Bien que la situation sanitaire reste pesante en France, comme l’a indiqué jeudi 13 novembre Jean Castex, les médecins français ont tiré des leçons de la première vague de Covid-19 et luttent avec plus de succès contre l’épidémie, comme le confirme l’exemple des soignants de l’hôpital d’Argenteuil (Val-d’Oise) interrogés par Libération.
«On détecte beaucoup plus tôt les patients dont le sang est insuffisamment oxygéné alors même qu’ils n’ont pour tout signe clinique qu’une respiration rapide. On les place plus vite sous respirateur. On n’intube plus qu’en cas de nécessité absolue et le plus tard possible. Même s’ils n’évitent pas toujours la réa, ils se remettent plus facilement. Le taux de létalité est tombé de 40% durant la première vague Covid à 25% aujourd’hui», confie le docteur Gaëtan Plantefeve.
D’ailleurs, les médecins font tout pour éviter de placer les patients en réanimation, même s’il y a beaucoup de places libres. «À partir d’un certain âge, la réanimation est disproportionnée», explique au quotidien l’un des professionnels de santé qui estime qu’il s’agit d’une véritable «épreuve» pour l’organisme des personnes âgées ou de celles souffrant de lourdes pathologies.
Le Dr Plantefeve se félicite du fait que les pronostics alarmistes concernant la deuxième vague pour l’Île-de-France se sont révélés inexacts. Mais a du mal à expliquer cela seulement par le nouveau confinement qui «sans doute» a aidé.
«La vérité, c’est qu’on ne sait pas ce qu’il se passe. Est-ce le cycle naturel de la pandémie? Le signe d’une plus grande vigilance de la population? Le début d’une immunité collective? Ce qui est sûr c’est que, dans le Val-d’Oise, la cinétique de l’épidémie n’a rien à voir avec mars», ajoute le médecin.

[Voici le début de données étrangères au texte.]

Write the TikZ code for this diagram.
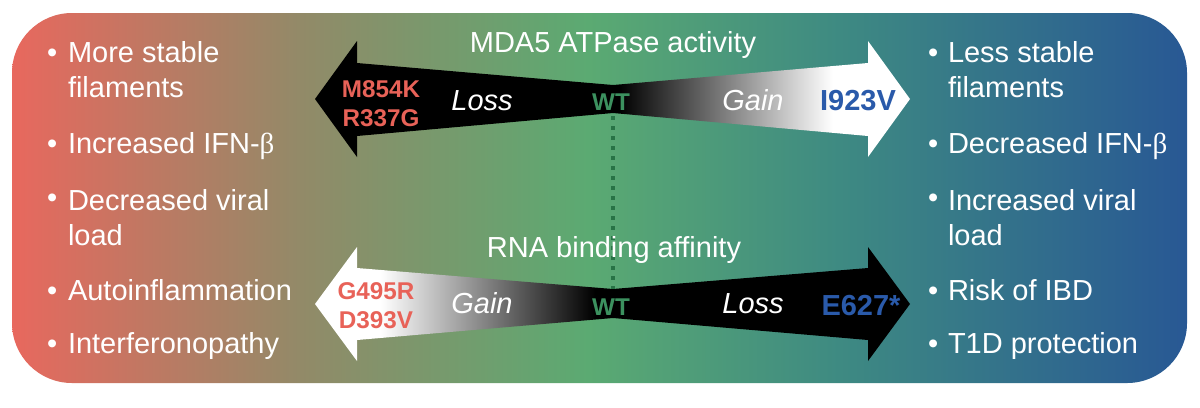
\documentclass[tikz,border=0pt]{standalone}
\usepackage{fontspec}
\setmainfont{Liberation Sans}
\newfontfamily\grk{Liberation Serif}
\definecolor{bgred}{RGB}{232,104,94}
\definecolor{bgolive}{RGB}{146,138,104}
\definecolor{bggreen}{RGB}{91,170,114}
\definecolor{bgteal}{RGB}{62,138,130}
\definecolor{bgblue}{RGB}{40,88,148}
\definecolor{mutred}{RGB}{232,98,88}
\definecolor{mutblue}{RGB}{42,90,170}
\definecolor{wtgreen}{RGB}{60,145,95}
\definecolor{dotgreen}{RGB}{40,115,70}
\pgfdeclarehorizontalshading{bgshade}{100bp}{color(0bp)=(bgred); color(25bp)=(bgred); color(37.3bp)=(bgolive); color(49.5bp)=(bggreen); color(60.2bp)=(bgteal); color(75bp)=(bgblue); color(100bp)=(bgblue)}
\pgfdeclarehorizontalshading{fadeR}{100bp}{color(0bp)=(black); color(26bp)=(black); color(62bp)=(white); color(100bp)=(white)}
\pgfdeclarehorizontalshading{fadeL}{100bp}{color(0bp)=(white); color(36bp)=(white); color(72bp)=(black); color(100bp)=(black)}
\begin{document}
\begin{tikzpicture}[x=0.02cm,y=-0.02cm,
  every node/.style={inner sep=0pt,outer sep=0pt},
  txt/.style={text=white,font=\fontsize{16.5}{19.8}\selectfont},
  point/.style={txt,anchor=base west,align=left},
  bul/.style={txt,anchor=base west},
  heading/.style={txt,anchor=base},
  trend/.style={txt,anchor=base,font=\fontsize{16.5}{19.8}\selectfont\itshape},
  mutL/.style={anchor=base,align=center,text=mutred,font=\fontsize{13.8}{16.4}\selectfont\bfseries},
  mutR/.style={anchor=base,text=mutblue,font=\fontsize{16.5}{19.8}\selectfont\bfseries},
  wt/.style={anchor=base,text=wtgreen,font=\fontsize{13.8}{16.4}\selectfont\bfseries},
  dotline/.style={dotgreen,line width=2.2pt,dash pattern=on 2.2pt off 3.5pt}]
\useasboundingbox (0,0) rectangle (1200,407);
\path[shading=bgshade,rounded corners=1.2cm] (12,13) rectangle (1187,383);
% ATPase arrow
\fill[black] (613,85) -- (357,63) -- (357,41) -- (315,99) -- (357,157) -- (357,136) -- (613,113) -- cycle;
\path[shading=fadeR] (613,85) -- (868,63) -- (868,41) -- (910,99) -- (868,157) -- (868,136) -- (613,113) -- cycle;
% RNA binding arrow
\path[shading=fadeL] (613,289) -- (357,268) -- (357,247) -- (315,304) -- (357,361) -- (357,340) -- (613,318) -- cycle;
\fill[black] (613,289) -- (868,268) -- (868,247) -- (910,304) -- (868,361) -- (868,340) -- (613,318) -- cycle;
\coordinate (atpmid) at (613,116);
\coordinate (rnamid) at (613,289);
\draw[dotline] (atpmid) -- (rnamid);
\node[heading] (atp) at (613,52) {MDA5 ATPase activity};
\node[heading] (rna) at (614,257) {RNA binding affinity};
\node[mutL] (atploss) at (381,126) {M854K\\R337G};
\node[trend] (atplo) at (482,110) {Loss};
\node[wt] (atpwt) at (611,110) {WT};
\node[trend] (atpga) at (753,110) {Gain};
\node[mutR] (atpgain) at (858,110) {I923V};
\node[mutL] (rnagain) at (376,328) {G495R\\D393V};
\node[trend] (rnaga) at (482,313) {Gain};
\node[wt] (rnawt) at (611,315) {WT};
\node[trend] (rnalo) at (753,313) {Loss};
\node[mutR] (rnaloss) at (861,315) {E627*};
% bullets
\foreach \y [count=\i] in {62,153,207,300,353}{
  \node[bul] (lb\i) at (47,\y) {\textbullet};
  \node[bul] (rb\i) at (928,\y) {\textbullet};
}
\node[point] (l1) at (68,97) {More stable\\filaments};
\node[point] (l2) at (68,153) {Increased IFN-{\grk β}};
\node[point] (l3) at (68,245) {Decreased viral\\load};
\node[point] (l4) at (68,300) {Autoinflammation};
\node[point] (l5) at (68,353) {Interferonopathy};
\node[point] (r1) at (948,97) {Less stable\\filaments};
\node[point] (r2) at (948,153) {Decreased IFN-{\grk β}};
\node[point] (r3) at (948,245) {Increased viral\\load};
\node[point] (r4) at (948,300) {Risk of IBD};
\node[point] (r5) at (948,353) {T1D protection};
\end{tikzpicture}
\end{document}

Un membre de l’équipe de réanimation estime lui aussi que ses collègues sont «loin du stress du printemps quand certains travaillaient en tenue de cosmonautes»:
«On connaît mieux la pathogénicité du virus. Ce n’est pas Ebola et on est équipés. On ne rentre plus chez nous avec l’angoisse de contaminer nos proches. La peur a disparu».
Où sont les non Covid?
Dans cette situation, les médecins de l’hôpital s’interrogent sur l’absence des patients qui souffrent d’autres maladie.
«Je ne sais pas où sont passés les infarctus, les AVC, les embolies pulmonaires, les traumatologies […] Trois semaines qu’on ne les a pas vus. On ne refuse pas les non Covid: ils ne viennent pas. Je ne me l’explique pas», indique le Dr Damien Contou.
Les soignants fatigués
Même si le choc sanitaire a été évité dans cet hôpital, ce sont toujours les soignants qui portent le lourd fardeau face au nombre de patients qui souvent les dépasse.
«On tourne à une infirmière pour trois patients, alors que le seuil légal, c’est 2,5 […] Les filles râlent quand elles entendent que dans certains hôpitaux, c’est une infirmière pour deux. Ici, elles sont obligées de renoncer à leurs congés, et font jusqu’à 18 gardes de plus par mois. C’est rémunéré en heures supplémentaires heureusement. Mais c’est épuisant et très compliqué à gérer», indique leur cadre de santé, Céline Abella, qui ajoute que le personnel manque «cruellement».
D’après l’une des infirmières, leur situation est exacerbée par l'absence des psychologues qui au cours du printemps travaillaient à leurs côtés pour soutenir les familles des défunts. À cela s’ajoute que des proches des victimes du Covid-19 ne font pas parfois preuve de précaution face à la maladie et se mettent en danger eux-même ainsi que le personnel.